When talking about intellectual property something comes up time and again.
How much money the owners are losing due to lost sales. Also known as "lost revenue".
It is certain that there are people who would have bought and paid for the content if it had not been available on the black market for free. What is wrong about the assumptions here is that everyone who obtained the content for free would have paid for it if that had been the only way to get it.
I think that is the majority of the "purchasers" and counting people who would have gone without rather than pay as lost sales is inflating the impact of illegal file sharing.
Let us also consider lost sales from other means. Recently Apple finally got to add The Beatles music catalog to iTunes. CNET's Buzz Report had a humorous mention of it. While they were wrangling about the right to SELL the catalog online, people were just ripping their CDs. People who would have happily paid $1.29 a song on iTunes but couldn't because it wasn't being offered for sale. This is a genuine lost sale. Even the original mp3 sharing haters, Metallica, have their tunes on iTunes.
How about "out of print"? There have been many songs I have wanted to purchase but could not because it was not available from iTunes nor from the local music store on CD. Oftentimes I am forced to make a longish drive to the used music store to see if they happen to have what I want. OK MPAA, who benefits from this if the used store doesn't have it? I don't have the song I want and nobody is getting paid. I want to pay, I spent money on electricity and connectivity to check iTunes and ebay, I spent money on gas and time to physically run to the local brick and mortar stores. Florida Power got paid. Verizon got paid. Shell got paid. The people selling music didn't get paid. The artist didn't get paid.

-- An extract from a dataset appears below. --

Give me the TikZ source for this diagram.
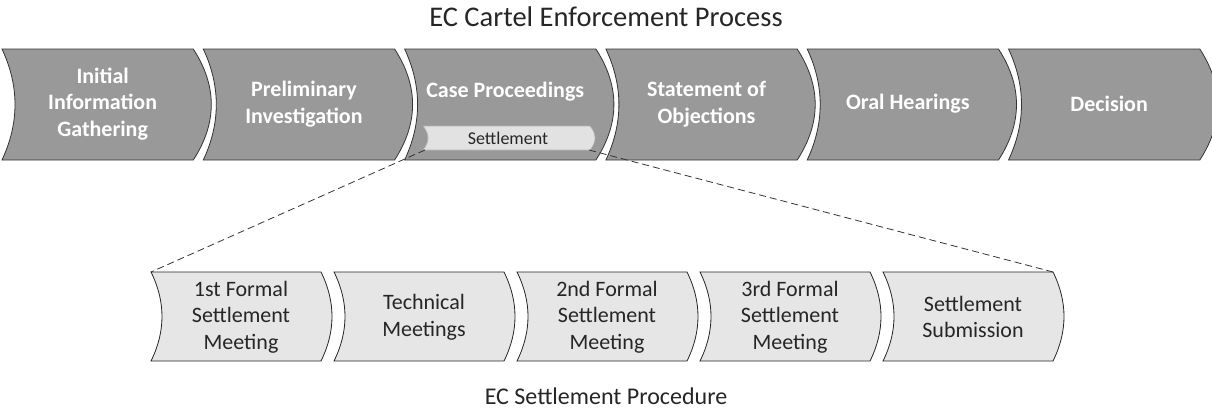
\documentclass[tikz,border=0pt]{standalone}
\usepackage{fontspec}
\setmainfont{Carlito}
\usetikzlibrary{positioning}

\definecolor{stagegray}{RGB}{153,153,153}
\definecolor{stepgray}{RGB}{230,230,230}
\definecolor{pillgray}{RGB}{226,226,226}
\definecolor{inkgray}{RGB}{38,38,38}

% outline of one stage: left, right, top, bottom, left bulge, right bulge
\newcommand{\chevpath}[6]{(#1,#3) -- (#2,#3)
  .. controls ({#2+1.333*#6},{#3+(#4-#3)/3}) and ({#2+1.333*#6},{#4-(#4-#3)/3}) .. (#2,#4) -- (#1,#4)
  .. controls ({#1+1.333*#5},{#4-(#4-#3)/3}) and ({#1+1.333*#5},{#3+(#4-#3)/3}) .. cycle}

\tikzset{
  stage/.style={fill=stagegray, draw=black!80, line width=0.8pt},
  stagetext/.style={align=center, text=white, font=\fontsize{22}{26.5}\selectfont\bfseries},
  substage/.style={fill=stepgray, draw=black!85, line width=0.8pt},
  subtext/.style={align=center, text=inkgray, font=\fontsize{22}{26.5}\selectfont},
  pill/.style={fill=pillgray, draw=black!30, line width=0.6pt},
  title/.style={text=inkgray},
}

\begin{document}
\begin{tikzpicture}[x=1pt, y=-1pt]
	\useasboundingbox (0,0) rectangle (1212,410);

	\node (process) [title, font=\fontsize{28.5}{32}\selectfont] at (606,17) {EC Cartel Enforcement Process};
	\node (procedure) [title, font=\fontsize{24}{28}\selectfont] at (606,396) {EC Settlement Procedure};

	% enforcement stages
	\foreach \i/\name/\ty/\txt in {0/initial/104/{Initial\\Information\\Gathering},
	                               1/prelim/104/{Preliminary\\Investigation},
	                               2/case/92/{Case Proceedings},
	                               3/objections/104/{Statement of\\Objections},
	                               4/hearings/104/{Oral Hearings},
	                               5/decision/104/{Decision}} {
		\pgfmathsetmacro\L{2+201.3*\i}
		\pgfmathsetmacro\R{\L+191.3}
		\draw [stage] \chevpath{\L}{\R}{49}{160}{13}{18};
		\node (\name) [stagetext] at ({(\L+\R)/2+5},\ty) {\txt};
	}

	% settlement inside case proceedings
	\draw [pill] \chevpath{423}{590}{126}{150}{5}{5};
	\node (settle) [subtext, font=\fontsize{18}{21}\selectfont] at (508,138) {Settlement};
	\coordinate (settle-l) at (425,150);
	\coordinate (settle-r) at (589,150);

	% settlement procedure steps
	\foreach \j/\name/\txt in {0/first/{1st Formal\\Settlement\\Meeting},
	                           1/technical/{Technical\\Meetings},
	                           2/second/{2nd Formal\\Settlement\\Meeting},
	                           3/third/{3rd Formal\\Settlement\\Meeting},
	                           4/submission/{Settlement\\Submission}} {
		\pgfmathsetmacro\L{151+183*\j}
		\pgfmathsetmacro\R{\L+170}
		\draw [substage] \chevpath{\L}{\R}{272}{361}{11}{11};
		\node (\name) [subtext] at ({(\L+\R)/2+5},317) {\txt};
	}
	\coordinate (first-tl) at (151,272);
	\coordinate (submission-tr) at (1053,272);

	\path [dashed, dash pattern=on 7pt off 4pt, black!80, line width=0.8pt]
		(settle-l) edge (first-tl)
		(settle-r) edge (submission-tr);

\end{tikzpicture}
\end{document}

Tell me, MPAA, how is finding this song online from a pirate costing you money? You are refusing to sell it. I would like to point out that finding it at Vinyl Fever doesn't send any money your way either since it's used. Who's cutting whose throat here? What percentage of online piracy falls into this category?
As the copyright holder, it is your right to decide not to sell it. What I am attempting to point out to is that you are ignoring a market demand for a product you can sell! Digitize all the "out of print" songs in your vast libraries of music and sell them on your very own web sites for 50¢ a song. That's $0.50 more per song than you are making now. How much are you spending on lawyers to win judgements for sums you will never be paid? General Pyrrhus is calling on line two...
The big-huge neutronium simian in the room, movie and recording industries, is that your business model is broken. You are failing to adapt to changing conditions and it is killing you. What I think is happening is you can see that the successful music/movie model is much, much less lucrative (but still profitable) than the old one and you desperately don't want that to happen. What you need to accept is that it has already happened.
I have an IP example for you. Third Wire makes a combat flight sim I enjoy called "Strike Fighters 2". It's a series of six $20 installments. You get it via download at their web site. They do not put any form of copy protection or DRM on the files. I could pay once and make dozens of copies and send them to my friends on CD's for Holy Robaunakka without any difficulty. I don't because I am honest. What about others? The Strike Fighters series is conspicuous in its absence on torrent sites. Buh wah? How can that be?
I think it really boils down to a good product at a fair price. There's no anger about being "ripped off" to dissipate. Without the DRM there's no challenging puzzle to break for the hackers. Don't fool yourselves IP owners, that shiny puzzle is the entire reason some of these titles are out there. The DRM free pirate download is their proof they succeeded in solving the puzzle. People getting the product for free is a side effect, not a goal of the hacking.
Fix your model and business will follow.